This week’s episode focuses on the data required three major financial services sectors, Financial Markets, Banking, and Insurance, focusing on the need for various balances, and length of time in perspectives.

  • Financial Markets–effective any traded financial asset–typically has the highest turnover in data, and perhaps the lowest need for balances of various types.  Trades may be made and sold frequently; transactions may not be accumulated much except to give total positions in assets classes; yes, certainly data is accumulated into financial reports for customers and the enterprise, but the number of cuts of data may be relatively low and the volatility of those cuts may in fact be pretty high.  Some types of trading have very high volumes.
  • Banking–Banking perspectives are typically longer term; loans are often made with terms measures in years, and customers typically do not transfer depository accounts to new institutions frequently.  The asset held is typically simply currency; not inventories items like stocks or bonds, etc.  Thus Banking typically has a need for more balances, covering long time periods.  Banking may not have as high transaction volume as some types of trading, but higher volumes than insurance.

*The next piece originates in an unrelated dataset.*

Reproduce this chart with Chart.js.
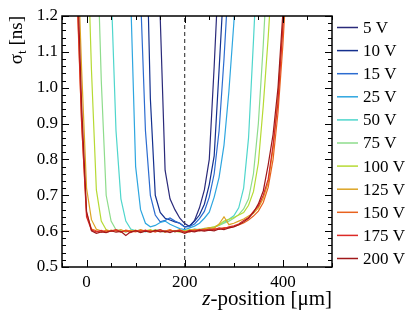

  • Insurance–Insurance often has the longest time horizon of all, as insurance is bought to cover (hopefully) infrequently occurring events.  Transaction volumes tend to be lower than banking because insurance is only paid for often every six months and claimed against every few years quite often.  Thus the need for balances in insurance may be higher.

Ironically though, because transaction volumes are lower in insurance, the need for balances can also actually be lower as well, as balances are used simply to tune computing resources in order to provide perspectives as of a point in time.